Small and medium enterprises (SMEs) have been getting a lot of attention in the past few years. Government initiatives such as the Khalifa Fund and Dubai SME 100 complement private initiatives seeking to provide financing for these SMEs. Everyone agrees that SMEs form an important part of the economy. Everyone also agrees that supporting SMEs is challenging. That is the sum total of what people agree on with regard to SMEs.
In an earlier article this column referenced research showing that SME contribution to UAE GDP is about 60% and that loans to SMEs represent only 4% of total outstanding loans. Information on equity financing of SMEs is not as easily obtainable but discussions with various private equity players in the region would indicate that the equity side of the story is worse than the debt side.
As everyone rushes to support the SME sector with financing, be it debt or equity, an essential first step seems to be missing. Has anyone asked these SMEs what it is that they want?
Assuming that SMEs follow pure capitalistic reasoning might not be the right starting point. These companies are usually owned and managed by a family and it should not be surprising that their perspective would be different from a company with shareholders separate from management. Downside risks for SMEs are double: if things go wrong then they lose their assets and their jobs. The whole family becomes unemployed.
The other issue with the predominantly family facet of SME shareholding is that there are non-financial attachments to the company, employees and customers. Investors and lenders applying a pure financial lens to the business will find themselves in wild disagreement with the shareholder/manager family.
Some of the issues have a particularly UAE slant to them. For example, studies on financing SMEs in more developed markets are often not applicable to SMEs in the UAE. The first issue is that the economy of the UAE is far smaller than, say, the USA. SMEs in the USA will be much larger and therefore it is more effective for them to build out the administrative and operational infrastructure needed to have detailed documentation on financials, legal, processes and procedures, corporate governance and the many other non-revenue generating business facets that make it easier to get funding.
Even when compared to SMEs in smaller economies, corporate tax calculation and reporting requirements force those SMEs to invest in detailed documentation management. There is no such incentive for SMEs in the UAE and they prefer to focus more on direct revenue generating business.
Another unique feature of business in the UAE is that SMEs are owned predominantly by expatriates, which is the inverse of most other markets. Furthermore, the expatriates owning SMEs in other markets usually have the opportunity to become citizens or permanent residents of their host country. This affects UAE SMEs in two ways. First, banks find it easier to lend to someone who has strong legal roots in the country. Second, if an expat SME shareholder looks to equity financing they will want a full exit, something that PE firms will normally baulk at as they expect the shareholder to continue with his management role.

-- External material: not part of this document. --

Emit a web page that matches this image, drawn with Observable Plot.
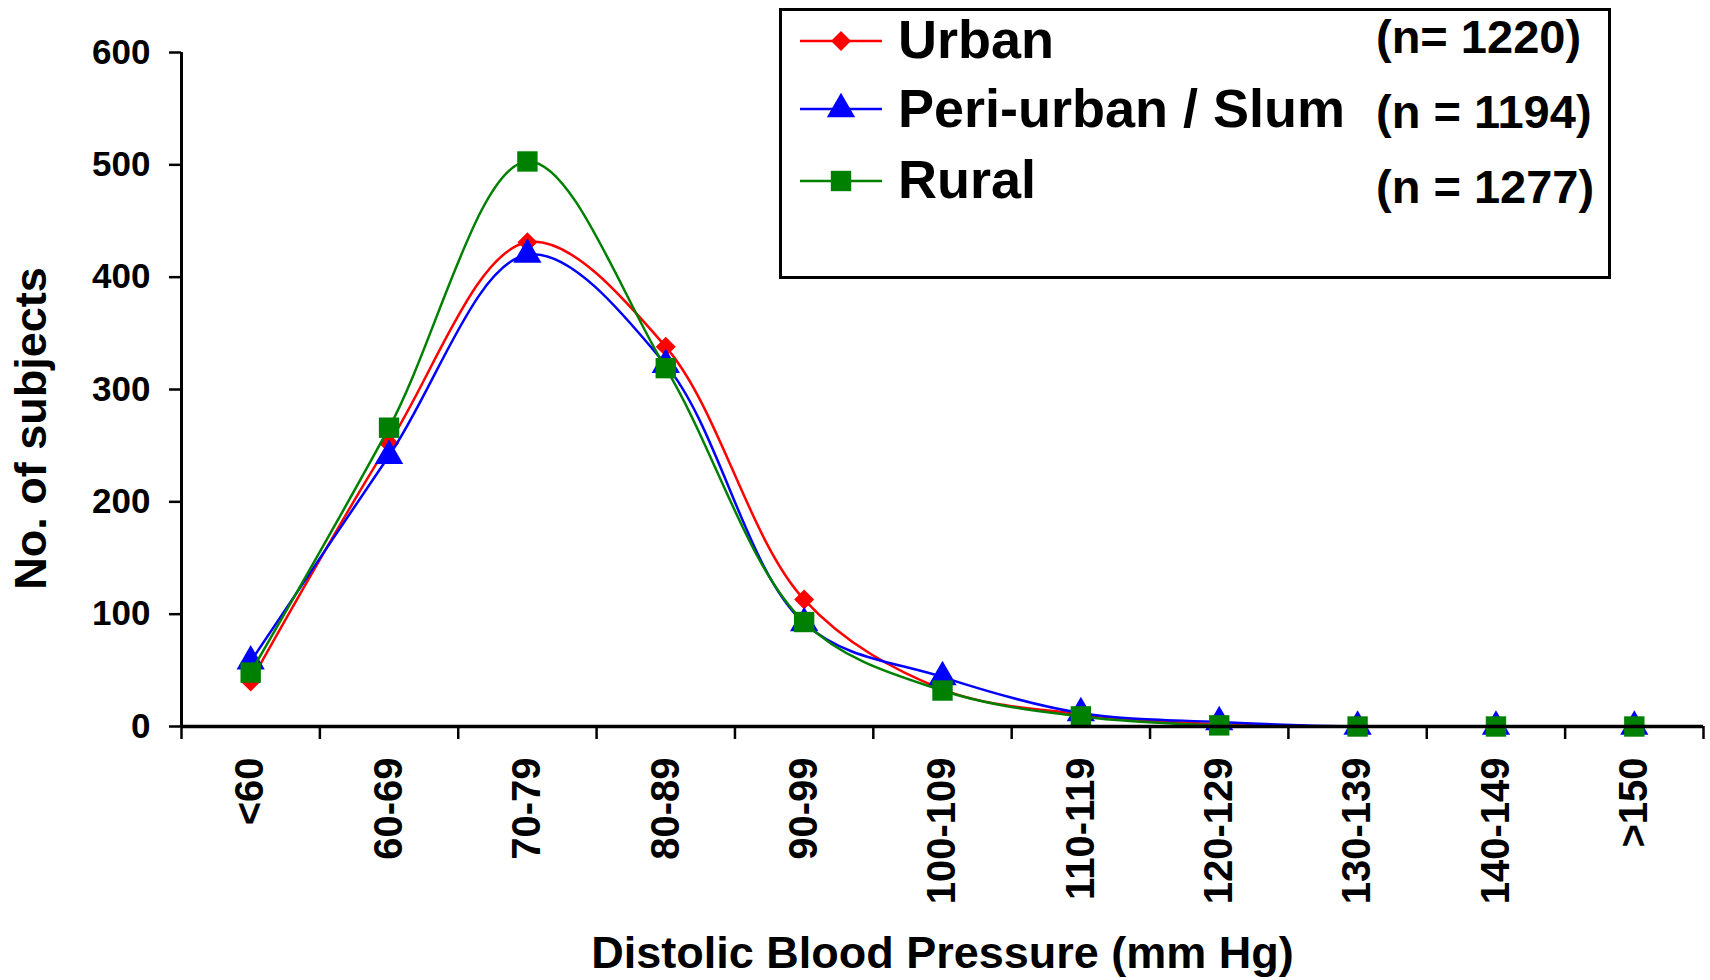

There are also issues of whether there is a common understanding on the role of financing in business. A classically educated financier from Wharton, with their tough exams and detailed case studies, staying up late into the night polishing their presentations, might argue that leverage is good and that it is easy to compute the optimal leverage ratio for any given business. An experientially educated SME owner, with their late-paying customers and their suppliers’ inflexible payment terms, staying up late at night worrying if they will have enough money to pay the rent, might humbly disagree.
Understanding the SME sector in the UAE, or any emerging market really, takes far more than reviewing summary studies from developed markets. The bad news is that anyone seeking to invest in SMEs, via equity or credit, is going to work hard at it (and no, hiring a consultant to do it will just cost you money and get you a pretty presentation). The good news is that if you figure it out, you will have a natural monopoly.